Looking at these setups what are the main requirements for a safety OS?

- Rate monotonic periodic scheduling of execution sets
- Strict memory protection
- Re-execution of components possible
- Highest interrupt priority
- Uninterrupted execution of component
- Clear cache and TLB before execution of component (WCET)
- Support functions (watchdog, signature checks, start/stop of components)
- Boot and device support as needed
- Protect against side channel attacks

One issue with the setups so far is that they do not exploit exception level 3 and the secure domain of ARMv8.



This could be solved if the secure monitor is used and the safety OS is executed in the secure domain of the ARMv8 architecture. There, simple components can be executed in a rate monotonic fashion. The switch back to the QM world is as simple as a return from exception level. The remainder of CPU time not used by the safety domain can be utilized by the QM domain running in the non-secure world. The disadvantage is that the CPU is blocked by the safety domain - increasing the latency. This problem can be mitigated if one core is reserved for QM functions with low latency requirement.
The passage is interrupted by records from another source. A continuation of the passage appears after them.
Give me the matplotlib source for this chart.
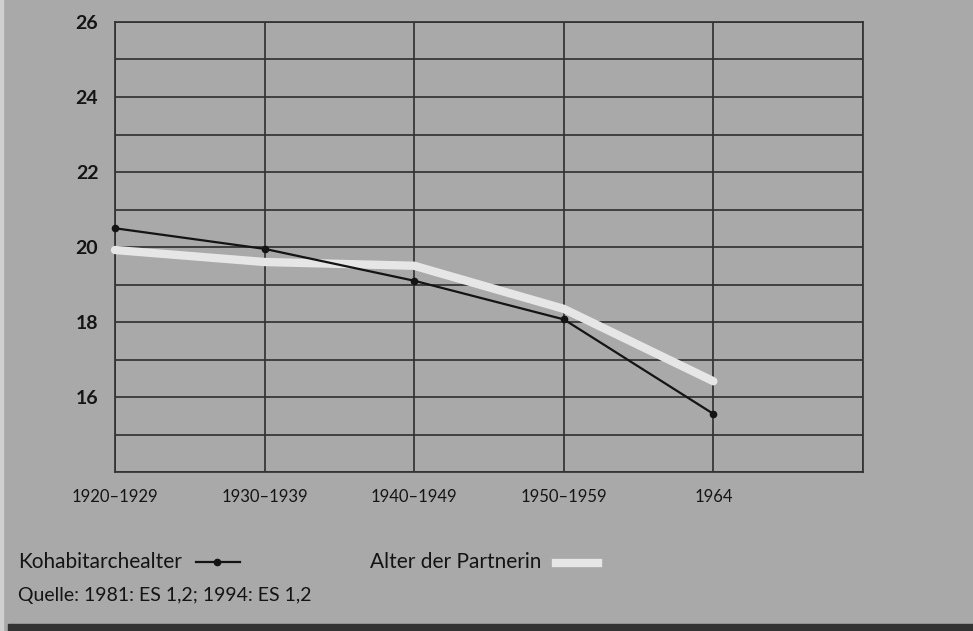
import matplotlib.pyplot as plt
from matplotlib.patches import Rectangle
from matplotlib.lines import Line2D

plt.rcParams['font.family'] = ['Lato', 'DejaVu Sans']

# Kohorten und Durchschnittsalter
kohorten = ['1920–1929', '1930–1939', '1940–1949', '1950–1959', '1964']
kohabitarchealter = [20.5, 19.95, 19.1, 18.07, 15.55]
alter_partnerin = [19.92, 19.6, 19.5, 18.35, 16.42]
y_ticks = [16, 18, 20, 22, 24, 26]

bg = '#a9a9a9'
grid_col = '#333333'
txt = '#141414'

fig = plt.figure(figsize=(9.73, 6.31), dpi=100, facecolor=bg)
ax = fig.add_axes([115 / 973, 159 / 631, 748 / 973, 450 / 631])
ax.set_facecolor(bg)

x = list(range(len(kohorten)))
ax.plot(x, alter_partnerin, color='#e6e6e6', lw=6, solid_capstyle='round', zorder=3,
        clip_on=False)
ax.plot(x, kohabitarchealter, color='#141414', lw=1.6, marker='o', ms=4.5, zorder=4,
        clip_on=False)

ax.set_xlim(0, 5)
ax.set_ylim(14, 26)
ax.set_yticks(range(14, 27))
ax.set_yticklabels(['' if t not in y_ticks else str(t) for t in range(14, 27)],
                   fontweight='bold')
ax.set_xticks(range(6))
ax.set_xticklabels(kohorten + [''])
ax.grid(True, color=grid_col, lw=1.25)
ax.set_axisbelow(True)
for s in ax.spines.values():
    s.set_color(grid_col)
    s.set_linewidth(1.25)
ax.tick_params(length=0, colors=txt)
ax.tick_params(axis='y', labelsize=14, pad=12)
ax.tick_params(axis='x', labelsize=12, pad=12)

# Legende und Quelle unter dem Diagramm
fig.text(18 / 973, 1 - 562 / 631, 'Kohabitarchealter', fontsize=15, color=txt, va='center')
fig.add_artist(Line2D([196 / 973, 240 / 973], [1 - 562 / 631] * 2, color='#141414', lw=1.6,
                      transform=fig.transFigure))
fig.add_artist(Line2D([217 / 973], [1 - 562 / 631], color='#141414', marker='o', ms=4.5,
                      transform=fig.transFigure))
fig.text(370 / 973, 1 - 562 / 631, 'Alter der Partnerin', fontsize=15, color=txt, va='center')
fig.add_artist(Line2D([556 / 973, 598 / 973], [1 - 563 / 631] * 2, color='#e6e6e6', lw=6,
                      transform=fig.transFigure))
fig.text(18 / 973, 1 - 596 / 631, 'Quelle: 1981: ES 1,2; 1994: ES 1,2', fontsize=14,
         color=txt, va='center')

fig.add_artist(Rectangle((8 / 973, 0), 1, 7 / 631, color='#333333', transform=fig.transFigure))
fig.add_artist(Rectangle((0, 0), 3 / 973, 1, color='#d0d0d0', transform=fig.transFigure))

fig.savefig('out.png', dpi=100, facecolor=bg)
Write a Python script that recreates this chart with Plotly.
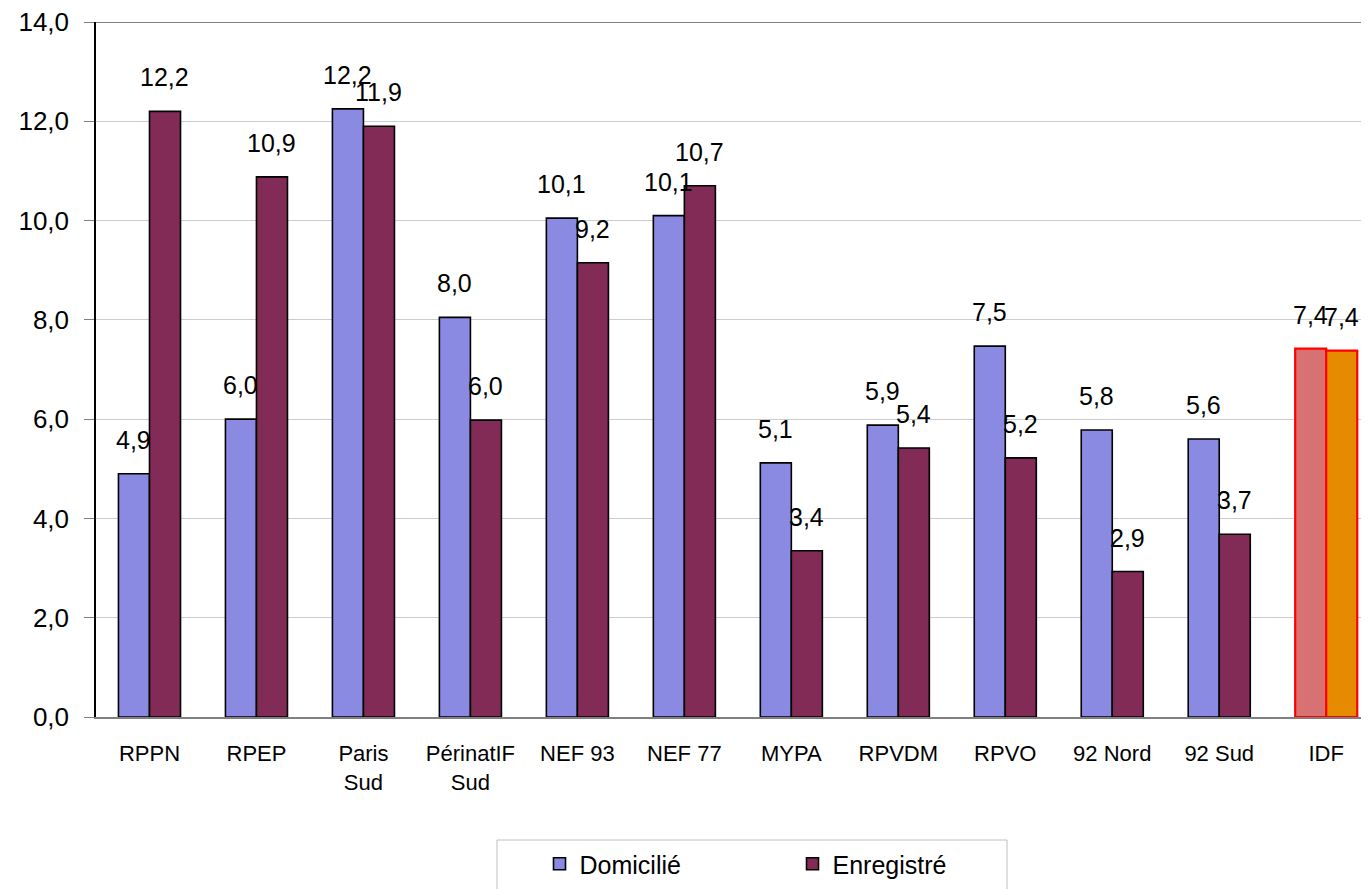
import plotly.graph_objects as go

categories = ["RPPN", "RPEP", "Paris<br>Sud", "PérinatIF<br>Sud", "NEF 93", "NEF 77",
              "MYPA", "RPVDM", "RPVO", "92 Nord", "92 Sud", "IDF"]
domicilie = [4.9, 6.0, 12.25, 8.05, 10.05, 10.1, 5.12, 5.88, 7.47, 5.78, 5.6, 7.42]
enregistre = [12.2, 10.88, 11.9, 5.98, 9.15, 10.7, 3.35, 5.42, 5.22, 2.93, 3.68, 7.38]
dom_labels = ["4,9", "6,0", "12,2", "8,0", "10,1", "10,1", "5,1", "5,9", "7,5", "5,8", "5,6", "7,4"]
enr_labels = ["12,2", "10,9", "11,9", "6,0", "9,2", "10,7", "3,4", "5,4", "5,2", "2,9", "3,7", "7,4"]
series_names = ["Domicilié", "Enregistré"]

FONT = "Liberation Sans, Arial, sans-serif"
n = len(categories)
idx = list(range(n))

# page has an 8px body margin: figure occupies page pixels 8..1369 / 8..889
W, H = 1361, 881
ML, MT, MB, MR = 88, 14, 172, 0
plot_w = W - ML - MR
plot_h = H - MT - MB

dom_colors = ["#8a8ae3"] * (n - 1) + ["#d87272"]
enr_colors = ["#832b57"] * (n - 1) + ["#e68a00"]
dom_line = ["#000000"] * (n - 1) + ["#ff0000"]
enr_line = ["#000000"] * (n - 1) + ["#ff0000"]
line_w = [1.6] * (n - 1) + [2.2]

fig = go.Figure()
fig.add_trace(go.Bar(x=idx, y=domicilie, name=series_names[0],
                     marker=dict(color=dom_colors, line=dict(color=dom_line, width=line_w))))
fig.add_trace(go.Bar(x=idx, y=enregistre, name=series_names[1],
                     marker=dict(color=enr_colors, line=dict(color=enr_line, width=line_w))))

annotations = []
for i in idx:
    annotations.append(dict(x=i, y=domicilie[i], text=dom_labels[i], xshift=-15.5, yshift=18,
                            yanchor="bottom", xanchor="center", showarrow=False,
                            font=dict(family=FONT, size=25, color="#000000")))
    annotations.append(dict(x=i, y=enregistre[i], text=enr_labels[i], xshift=15.5, yshift=18,
                            yanchor="bottom", xanchor="center", showarrow=False,
                            font=dict(family=FONT, size=25, color="#000000")))


def px_to_paper_x(px_page):
    return (px_page - 8 - ML) / plot_w


def px_to_paper_y(py_page):
    return (H - MB - (py_page - 8)) / plot_h


shapes = [
    dict(type="line", xref="paper", yref="y", x0=0, x1=1, y0=14, y1=14,
         line=dict(color="#808080", width=2)),
    # legend frame
    dict(type="rect", xref="paper", yref="paper",
         x0=px_to_paper_x(497), x1=px_to_paper_x(1007),
         y0=px_to_paper_y(840), y1=px_to_paper_y(900),
         line=dict(color="#c0c0c0", width=1), fillcolor="rgba(0,0,0,0)", layer="above"),
]

fig.update_layout(
    width=W, height=H,
    margin=dict(l=ML, r=MR, t=MT, b=MB, autoexpand=False),
    paper_bgcolor="white", plot_bgcolor="white",
    barmode="group", bargap=0.42, bargroupgap=0,
    separators=", ",
    font=dict(family=FONT, color="#000000"),
    annotations=annotations,
    shapes=shapes,
    showlegend=True,
    legend=dict(orientation="h", xref="container", yref="container",
                x=(539.5 - 8) / W, y=1 - (841 - 8) / H, xanchor="left", yanchor="top",
                bgcolor="rgba(0,0,0,0)", borderwidth=0,
                entrywidth=208, font=dict(family=FONT, size=25),
                traceorder="normal"),
    xaxis=dict(tickmode="array", tickvals=idx, ticktext=categories,
               range=[-0.5, 11.4], showgrid=False, zeroline=False,
               showline=True, linecolor="#808080", linewidth=2,
               ticks="", tickfont=dict(family=FONT, size=22),
               ticklabelstandoff=16, ticklabeloverflow="allow"),
    yaxis=dict(range=[0, 14], dtick=2, tickformat=".1f",
               showgrid=True, gridcolor="#cccccc", gridwidth=1,
               zeroline=False, showline=True, linecolor="#000000", linewidth=1.5,
               ticks="outside", ticklen=10, tickcolor="#808080",
               tickfont=dict(family=FONT, size=26), ticklabelstandoff=10,
               ticklabeloverflow="allow"),
)

fig.write_html("out.html")
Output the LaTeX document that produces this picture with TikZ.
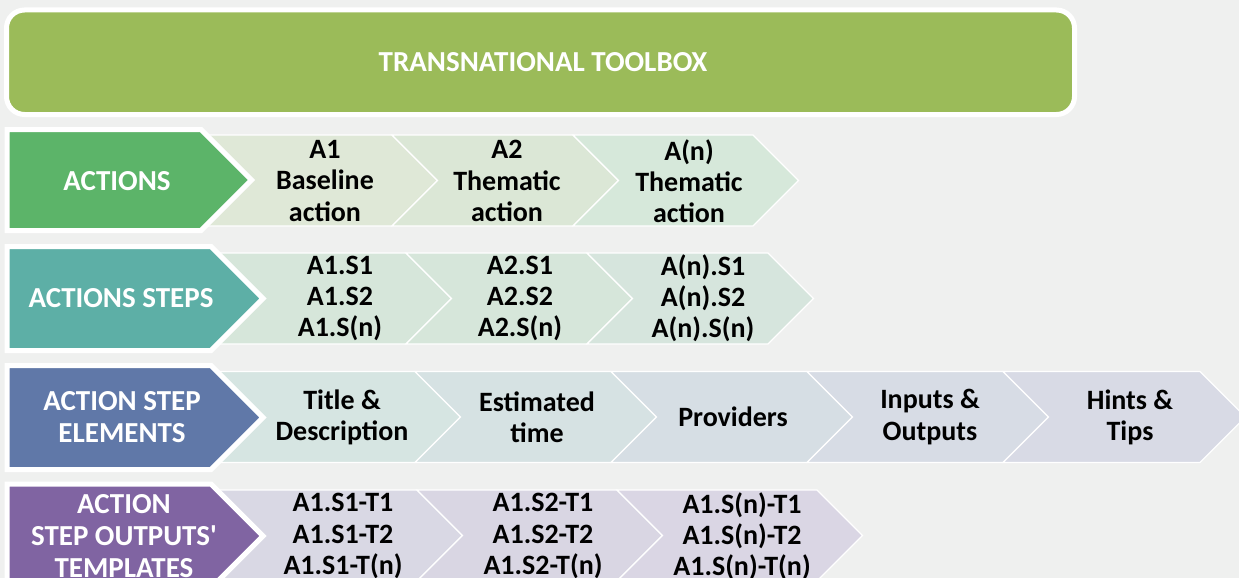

The safety OS can be implemented in a generic way by using only generic ARMv8 functionality, with reduced hardware dependencies. This safety OS can then be also the vehicle to implement secure functionality found in the existing TrustZone code. Existing TrustZone code has a similar problem to Linux – it was not developed with safety and ASPICE in mind in the first place.

## Conclusion

Redundancies exist on all levels in ADAS systems. Linux could be used isolated or in the SIL2Linux way. A dedicated safety OS exploiting the security features of the hardware is proposed. This enables to mix rate monotonic scheduling with priority-based scheduling to maximize hardware utilization.